Structure Activity Centers
"For pre-K and young elementary school students, it’s important to create structure throughout their day to maximize engagement and skill-retention during the school year," shares experienced kindergarten teacher Sherri Conti. "Start each morning with worksheets that require writing and concentration. Break up the afternoon hours by having your student engage at various activity centers equipped with subject-related toys, objects or books for them to play, sort, count and read."
Sort by Subject
Create a sense of order and calm in your homeschooling room by strategically organizing your school supplies. Homeschooling pro Markëta Howard uses a customized system to keep her learning space in check throughout the week. "Many of my children’s learning materials are different so I’ve organized their work based on the subject area, then level of ability.
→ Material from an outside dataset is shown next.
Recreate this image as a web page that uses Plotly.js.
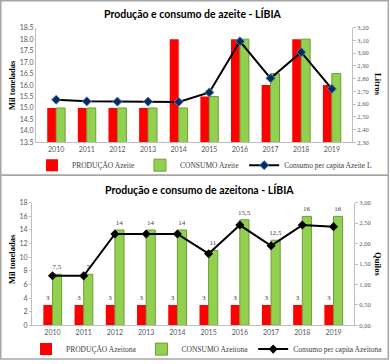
<!DOCTYPE html>
<html>
<head>
<meta charset="utf-8">
<script src="https://cdn.plot.ly/plotly-3.0.1.min.js"></script>
<style>
html,body{margin:0;padding:0;background:#fff;}
#chart{width:390px;height:364px;}
</style>
</head>
<body>
<div id="chart"></div>
<script>
// ---- Data ----
const years = ["2010","2011","2012","2013","2014","2015","2016","2017","2018","2019"];

// Azeite (olive oil)
const producaoAzeite = [15, 15, 15, 15, 18, 15.5, 18, 16, 18, 16];
const consumoAzeite = [15, 15, 15, 15, 15, 15.5, 18, 16.5, 18, 16.5];
const perCapitaAzeite = [2.635, 2.622, 2.62, 2.62, 2.618, 2.692, 3.093, 2.803, 3.008, 2.72];
const azeiteLeftTicks = [13.5, 14.0, 14.5, 15.0, 15.5, 16.0, 16.5, 17.0, 17.5, 18.0, 18.5];

// Azeitona (olives)
const producaoAzeitona = [3, 3, 3, 3, 3, 3, 3, 3, 3, 3];
const consumoAzeitona = [7.5, 7.5, 14, 14, 14, 11, 15.5, 12.5, 16, 16];
const producaoAzeitonaLabels = ["3","3","3","3","3","3","3","3","3","3"];
const consumoAzeitonaLabels = ["7,5","7","14","14","14","11","15,5","12,5","16","16"];
const perCapitaAzeitona = [1.215, 1.212, 2.237, 2.237, 2.235, 1.754, 2.454, 1.947, 2.454, 2.415];

// ---- Styles ----
const W = 390, H = 364;
const px = v => v / W;
const py = v => 1 - v / H;
const RED = '#ff0000', GREEN = '#92d050', GREEN_EDGE = '#6f9c35';
const SANS = 'Lato, "Liberation Sans", sans-serif';
const SERIF = '"Liberation Serif", "DejaVu Serif", serif';

const traces = [
  {type:'bar', name:'PRODUÇÃO Azeite', x:years, y:producaoAzeite, xaxis:'x', yaxis:'y',
   marker:{color:RED}, legend:'legend', hoverinfo:'skip'},
  {type:'bar', name:'CONSUMO Azeite', x:years, y:consumoAzeite, xaxis:'x', yaxis:'y',
   marker:{color:GREEN, line:{color:GREEN_EDGE, width:1}}, legend:'legend', hoverinfo:'skip'},
  {type:'scatter', mode:'lines+markers', name:'Consumo per capita Azeite L', x:years, y:perCapitaAzeite,
   xaxis:'x', yaxis:'y2', line:{color:'#000000', width:2},
   marker:{symbol:'diamond', size:7, color:'#0b2a5c', line:{color:'#4f81bd', width:1}},
   legend:'legend', hoverinfo:'skip'},

  {type:'bar', name:'PRODUÇÃO Azeitona', x:years, y:producaoAzeitona, xaxis:'x2', yaxis:'y3',
   marker:{color:RED}, text:producaoAzeitonaLabels, textposition:'outside', constraintext:'none',
   cliponaxis:false, textfont:{family:SERIF, size:7, color:'#404040'}, legend:'legend2', hoverinfo:'skip'},
  {type:'bar', name:'CONSUMO Azeitona', x:years, y:consumoAzeitona, xaxis:'x2', yaxis:'y3',
   marker:{color:GREEN, line:{color:GREEN_EDGE, width:1}}, text:consumoAzeitonaLabels,
   textposition:'outside', constraintext:'none', cliponaxis:false,
   textfont:{family:SERIF, size:7, color:'#404040'}, legend:'legend2', hoverinfo:'skip'},
  {type:'scatter', mode:'lines+markers', name:'Consumo per capita Azeitona', x:years, y:perCapitaAzeitona,
   xaxis:'x2', yaxis:'y4', line:{color:'#000000', width:2},
   marker:{symbol:'diamond', size:7, color:'#000000'}, legend:'legend2', hoverinfo:'skip'}
];

const axisLine = '#bfbfbf';
const tickFontL = {family:SANS, size:7, color:'#595959'};
const tickFontR = {family:SERIF, size:6.5, color:'#595959'};

const layout = {
  width:W, height:H, margin:{l:0,r:0,t:0,b:0},
  paper_bgcolor:'#ffffff', plot_bgcolor:'#ffffff',
  separators:',.',
  barmode:'group', bargap:0.415, bargroupgap:0,
  showlegend:true,
  xaxis:{domain:[px(36), px(352)], anchor:'y', type:'category', showgrid:false,
    showline:true, linecolor:axisLine, linewidth:1, ticks:'', tickfont:tickFontL, fixedrange:true},
  yaxis:{domain:[py(144), py(28)], anchor:'x', range:[13.5,18.5], tickvals:azeiteLeftTicks,
    ticktext:azeiteLeftTicks.map(v=>v.toFixed(1)), showgrid:false, zeroline:false,
    showline:true, linecolor:axisLine, linewidth:1, ticks:'', tickfont:tickFontL, fixedrange:true},
  yaxis2:{overlaying:'y', side:'right', anchor:'x', range:[2.3,3.2], dtick:0.1, tick0:2.3,
    tickformat:'.2f', showgrid:false, zeroline:false, showline:true, linecolor:axisLine, linewidth:1,
    ticks:'outside', ticklen:3, tickcolor:axisLine, tickfont:tickFontR, fixedrange:true},

  xaxis2:{domain:[px(32), px(354)], anchor:'y3', type:'category', showgrid:false,
    showline:true, linecolor:axisLine, linewidth:1, ticks:'', tickfont:tickFontL, fixedrange:true},
  yaxis3:{domain:[py(329), py(205)], anchor:'x2', range:[0,18], dtick:2, showgrid:false, zeroline:false,
    showline:true, linecolor:axisLine, linewidth:1, ticks:'outside', ticklen:2, tickcolor:axisLine,
    tickfont:tickFontL, fixedrange:true},
  yaxis4:{overlaying:'y3', side:'right', anchor:'x2', range:[0,3], dtick:0.5, tickformat:'.2f',
    showgrid:false, zeroline:false, showline:true, linecolor:axisLine, linewidth:1,
    ticks:'outside', ticklen:3, tickcolor:axisLine, tickfont:tickFontR, fixedrange:true},

  legend:{orientation:'h', x:px(205), xanchor:'center', y:py(167), yanchor:'middle',
    font:{family:SERIF, size:7.5, color:'#404040'}, bgcolor:'rgba(0,0,0,0)', itemwidth:30, tracegroupgap:0},
  legend2:{orientation:'h', x:px(207), xanchor:'center', y:py(353), yanchor:'middle',
    font:{family:SERIF, size:7.5, color:'#404040'}, bgcolor:'rgba(0,0,0,0)', itemwidth:30, tracegroupgap:0},

  annotations:[
    {text:'<b>Produção e consumo de azeite - LÍBIA</b>', xref:'paper', yref:'paper',
     x:px(193), y:py(14), xanchor:'center', yanchor:'middle', showarrow:false,
     font:{family:SANS, size:10.5, color:'#000000'}},
    {text:'<b>Produção e consumo de azeitona - LÍBIA</b>', xref:'paper', yref:'paper',
     x:px(199), y:py(192), xanchor:'center', yanchor:'middle', showarrow:false,
     font:{family:SANS, size:10.5, color:'#000000'}},
    {text:'<b>Mil toneladas</b>', xref:'paper', yref:'paper', x:px(12), y:py(86),
     xanchor:'center', yanchor:'middle', textangle:-90, showarrow:false,
     font:{family:SERIF, size:8.5, color:'#000000'}},
    {text:'<b>Litros</b>', xref:'paper', yref:'paper', x:px(378), y:py(85),
     xanchor:'center', yanchor:'middle', textangle:90, showarrow:false,
     font:{family:SERIF, size:8.5, color:'#000000'}},
    {text:'<b>Mil toneladas</b>', xref:'paper', yref:'paper', x:px(12), y:py(262),
     xanchor:'center', yanchor:'middle', textangle:-90, showarrow:false,
     font:{family:SERIF, size:8.5, color:'#000000'}},
    {text:'<b>Quilos</b>', xref:'paper', yref:'paper', x:px(378), y:py(267),
     xanchor:'center', yanchor:'middle', textangle:90, showarrow:false,
     font:{family:SERIF, size:8.5, color:'#000000'}}
  ],
  shapes:[
    {type:'rect', xref:'paper', yref:'paper', x0:px(0.75), x1:px(388.3), y0:py(177.3), y1:py(0.75),
     line:{color:'#a6a6a6', width:1.5}, fillcolor:'rgba(0,0,0,0)'},
    {type:'rect', xref:'paper', yref:'paper', x0:px(0.75), x1:px(388.3), y0:py(363), y1:py(177.3),
     line:{color:'#a6a6a6', width:1.5}, fillcolor:'rgba(0,0,0,0)'}
  ]
};

Plotly.newPlot('chart', traces, layout, {displayModeBar:false, staticPlot:true});
</script>
</body>
</html>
Their math shelves, for instance, are organized so that my son’s math materials are on one side and my daughter’s math materials are on the other. My children always have the option to work independently at the table or on the floor using a work mat."
Strike While the Iron's Hot
Markëta Howard encourages parents to take cues from their kids to optimize their learning schedule each day. "Create a schedule that takes advantage of the time when your children are most fresh and ready to work, usually in the morning. Then make sure they’ve had breakfast (so important!) before starting school. We follow the Montessori three-hour work cycle which is my children’s opportunity to delve deep into their schoolwork. They often get wrapped up in their learning activities and I disappear into the background for a while — still present, but not an active participant. This leaves room for deeper concentration as they work, which is great for their cognitive and personal development."
Where Focus Goes, Energy Flows
Give middle and high school students space to focus away from younger siblings by creating a calm homeschooling space at the kitchen or dining table. High school teacher Caitlin Carter encourages parents to work with their older children on creating a homeschool space and schedule that works best for them. "There are two different types of schedules you could create for high schoolers," says Carter. "One option would be to focus only on one class (or two depending on how many classes they are taking) every day. Complete all the assignments that class has for the week in that one day. Option two would be to spend 60-90 minutes on each subject every day. My suggestion would be to try both schedules and see which one works best for your child."
Corral the Chaos
Take notes from this adorable space and outfit your homeschooling room with soothing colors, easy-to-clean surfaces and streamlined furnishings. Designer Bria Hammel uses a sleek midcentury modern table for kids to work on paired with simple metal chairs to complete the look. Green crate storage adds a splash of lively color to the room and keeps supplies tucked away and out-of-sight between lessons.